STATED EXERCISE
Scan the records below for the line containing "Convert this chart to matplotlib code." and the line containing "import numpy as np". Copy both, plus every line between, exactly.

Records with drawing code
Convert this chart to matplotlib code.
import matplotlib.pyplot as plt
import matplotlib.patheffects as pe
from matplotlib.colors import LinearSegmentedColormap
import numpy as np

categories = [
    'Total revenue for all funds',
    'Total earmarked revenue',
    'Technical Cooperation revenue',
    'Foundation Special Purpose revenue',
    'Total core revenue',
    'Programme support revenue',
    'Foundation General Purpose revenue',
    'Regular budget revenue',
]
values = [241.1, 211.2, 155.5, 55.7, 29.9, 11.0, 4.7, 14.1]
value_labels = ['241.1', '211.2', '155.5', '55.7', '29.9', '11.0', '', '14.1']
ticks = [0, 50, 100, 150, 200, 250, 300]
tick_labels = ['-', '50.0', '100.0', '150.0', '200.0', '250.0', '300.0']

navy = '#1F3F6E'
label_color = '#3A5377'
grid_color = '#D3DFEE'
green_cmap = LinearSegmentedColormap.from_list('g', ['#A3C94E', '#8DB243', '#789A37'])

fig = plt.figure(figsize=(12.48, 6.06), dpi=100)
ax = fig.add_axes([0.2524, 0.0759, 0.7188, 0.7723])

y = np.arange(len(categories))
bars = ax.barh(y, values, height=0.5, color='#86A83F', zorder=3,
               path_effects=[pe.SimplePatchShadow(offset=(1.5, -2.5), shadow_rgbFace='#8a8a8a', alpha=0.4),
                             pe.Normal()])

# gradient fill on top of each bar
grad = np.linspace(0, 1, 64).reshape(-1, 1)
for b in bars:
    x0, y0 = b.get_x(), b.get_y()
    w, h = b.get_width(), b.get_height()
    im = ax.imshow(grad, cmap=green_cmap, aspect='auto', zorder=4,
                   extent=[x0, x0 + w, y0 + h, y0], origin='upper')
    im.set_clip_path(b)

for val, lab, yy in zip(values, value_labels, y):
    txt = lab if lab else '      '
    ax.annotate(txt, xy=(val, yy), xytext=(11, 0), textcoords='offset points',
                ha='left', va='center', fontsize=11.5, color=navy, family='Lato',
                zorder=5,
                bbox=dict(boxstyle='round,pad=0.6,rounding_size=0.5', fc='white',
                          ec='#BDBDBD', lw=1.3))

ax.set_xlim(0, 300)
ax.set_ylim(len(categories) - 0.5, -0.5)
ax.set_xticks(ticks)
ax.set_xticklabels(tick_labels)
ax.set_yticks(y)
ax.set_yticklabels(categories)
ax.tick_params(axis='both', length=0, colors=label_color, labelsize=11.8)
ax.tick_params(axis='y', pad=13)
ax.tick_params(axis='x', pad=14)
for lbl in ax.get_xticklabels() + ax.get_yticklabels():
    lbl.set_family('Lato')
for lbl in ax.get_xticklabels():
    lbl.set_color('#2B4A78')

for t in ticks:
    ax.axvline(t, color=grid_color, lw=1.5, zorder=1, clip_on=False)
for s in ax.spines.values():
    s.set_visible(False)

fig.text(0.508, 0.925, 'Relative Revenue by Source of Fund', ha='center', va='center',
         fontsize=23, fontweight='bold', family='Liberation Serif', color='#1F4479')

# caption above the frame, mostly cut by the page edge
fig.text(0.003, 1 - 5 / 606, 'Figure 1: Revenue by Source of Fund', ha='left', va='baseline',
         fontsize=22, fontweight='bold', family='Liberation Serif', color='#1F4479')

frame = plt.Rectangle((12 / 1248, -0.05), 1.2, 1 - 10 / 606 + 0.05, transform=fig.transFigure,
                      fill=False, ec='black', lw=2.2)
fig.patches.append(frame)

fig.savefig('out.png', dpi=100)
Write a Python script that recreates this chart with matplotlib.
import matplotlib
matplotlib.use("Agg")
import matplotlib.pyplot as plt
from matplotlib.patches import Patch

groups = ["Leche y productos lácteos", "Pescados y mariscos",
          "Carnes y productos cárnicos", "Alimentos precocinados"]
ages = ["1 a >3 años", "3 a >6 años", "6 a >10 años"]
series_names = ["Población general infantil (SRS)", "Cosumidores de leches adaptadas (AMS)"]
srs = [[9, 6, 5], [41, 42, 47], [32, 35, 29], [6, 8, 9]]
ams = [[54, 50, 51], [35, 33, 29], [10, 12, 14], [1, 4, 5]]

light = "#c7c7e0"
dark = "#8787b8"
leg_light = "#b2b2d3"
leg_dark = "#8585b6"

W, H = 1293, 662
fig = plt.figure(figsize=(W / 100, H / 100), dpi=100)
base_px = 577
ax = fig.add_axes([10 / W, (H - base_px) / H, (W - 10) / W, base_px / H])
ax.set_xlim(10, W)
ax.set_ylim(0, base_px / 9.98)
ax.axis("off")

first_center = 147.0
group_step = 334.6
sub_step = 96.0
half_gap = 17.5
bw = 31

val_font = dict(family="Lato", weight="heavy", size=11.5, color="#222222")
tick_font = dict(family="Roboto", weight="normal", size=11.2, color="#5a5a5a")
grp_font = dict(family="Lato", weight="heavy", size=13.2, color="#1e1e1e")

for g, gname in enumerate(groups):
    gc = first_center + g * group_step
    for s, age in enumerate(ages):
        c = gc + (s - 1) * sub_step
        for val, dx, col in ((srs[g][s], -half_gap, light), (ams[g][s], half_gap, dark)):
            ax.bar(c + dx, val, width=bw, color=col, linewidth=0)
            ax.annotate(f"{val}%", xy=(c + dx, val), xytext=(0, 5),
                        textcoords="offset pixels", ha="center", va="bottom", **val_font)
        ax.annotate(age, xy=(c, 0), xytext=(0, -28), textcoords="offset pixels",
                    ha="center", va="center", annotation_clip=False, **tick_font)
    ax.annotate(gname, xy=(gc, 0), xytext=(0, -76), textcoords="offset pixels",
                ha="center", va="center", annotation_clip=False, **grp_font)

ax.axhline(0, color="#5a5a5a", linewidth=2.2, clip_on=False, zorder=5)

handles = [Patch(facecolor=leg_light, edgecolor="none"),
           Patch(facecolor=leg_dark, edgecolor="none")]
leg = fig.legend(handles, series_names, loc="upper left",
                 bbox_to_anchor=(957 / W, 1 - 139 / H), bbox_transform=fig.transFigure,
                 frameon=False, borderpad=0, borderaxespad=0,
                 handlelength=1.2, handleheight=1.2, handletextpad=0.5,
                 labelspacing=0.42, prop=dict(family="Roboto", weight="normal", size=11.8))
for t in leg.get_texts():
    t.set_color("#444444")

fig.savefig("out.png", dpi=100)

---

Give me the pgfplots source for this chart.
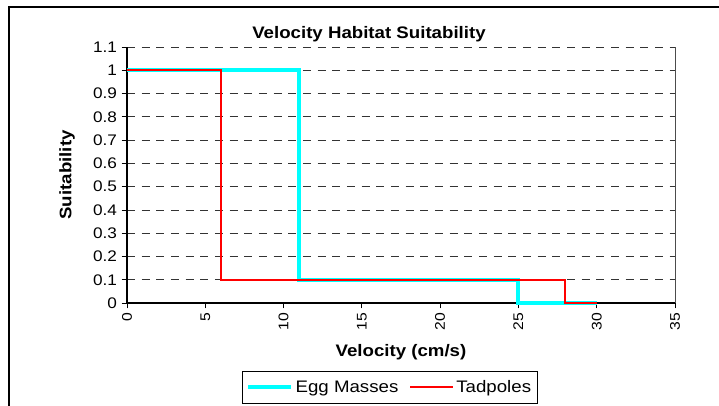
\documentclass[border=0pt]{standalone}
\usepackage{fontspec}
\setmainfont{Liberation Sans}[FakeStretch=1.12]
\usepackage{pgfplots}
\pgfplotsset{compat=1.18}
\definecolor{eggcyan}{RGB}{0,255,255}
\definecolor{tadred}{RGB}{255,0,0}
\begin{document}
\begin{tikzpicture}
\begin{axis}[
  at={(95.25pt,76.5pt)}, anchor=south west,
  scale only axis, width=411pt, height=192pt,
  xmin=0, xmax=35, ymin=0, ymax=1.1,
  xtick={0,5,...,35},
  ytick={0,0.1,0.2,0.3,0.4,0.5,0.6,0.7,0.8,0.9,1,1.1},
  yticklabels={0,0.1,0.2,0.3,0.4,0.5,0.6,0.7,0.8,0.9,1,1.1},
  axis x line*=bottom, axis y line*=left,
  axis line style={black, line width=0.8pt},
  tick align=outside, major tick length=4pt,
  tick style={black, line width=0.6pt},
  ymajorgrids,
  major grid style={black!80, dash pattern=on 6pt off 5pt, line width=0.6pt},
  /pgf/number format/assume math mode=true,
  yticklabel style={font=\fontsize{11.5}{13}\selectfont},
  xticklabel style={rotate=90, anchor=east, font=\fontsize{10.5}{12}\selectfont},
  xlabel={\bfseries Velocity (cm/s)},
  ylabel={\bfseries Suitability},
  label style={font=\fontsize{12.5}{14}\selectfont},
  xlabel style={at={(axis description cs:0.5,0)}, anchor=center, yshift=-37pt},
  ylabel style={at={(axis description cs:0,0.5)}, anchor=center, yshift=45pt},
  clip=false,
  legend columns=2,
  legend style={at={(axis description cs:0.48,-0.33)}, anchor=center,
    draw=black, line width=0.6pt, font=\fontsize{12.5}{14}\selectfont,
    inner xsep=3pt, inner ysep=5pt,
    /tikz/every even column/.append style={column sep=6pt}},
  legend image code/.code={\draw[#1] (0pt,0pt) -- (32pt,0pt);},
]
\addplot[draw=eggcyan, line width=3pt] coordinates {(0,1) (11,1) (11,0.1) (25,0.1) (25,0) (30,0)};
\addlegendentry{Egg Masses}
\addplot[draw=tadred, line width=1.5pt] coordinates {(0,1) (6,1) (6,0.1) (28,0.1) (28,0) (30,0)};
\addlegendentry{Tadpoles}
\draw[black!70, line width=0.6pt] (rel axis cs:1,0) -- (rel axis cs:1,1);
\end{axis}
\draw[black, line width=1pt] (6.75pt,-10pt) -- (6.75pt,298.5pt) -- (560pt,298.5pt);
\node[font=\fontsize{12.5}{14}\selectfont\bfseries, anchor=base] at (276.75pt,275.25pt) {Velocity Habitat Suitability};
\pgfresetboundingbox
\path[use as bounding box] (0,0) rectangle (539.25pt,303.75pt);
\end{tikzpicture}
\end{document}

TASK ANSWER
Convert this chart to matplotlib code.
import matplotlib.pyplot as plt
import matplotlib.patheffects as pe
from matplotlib.colors import LinearSegmentedColormap
import numpy as np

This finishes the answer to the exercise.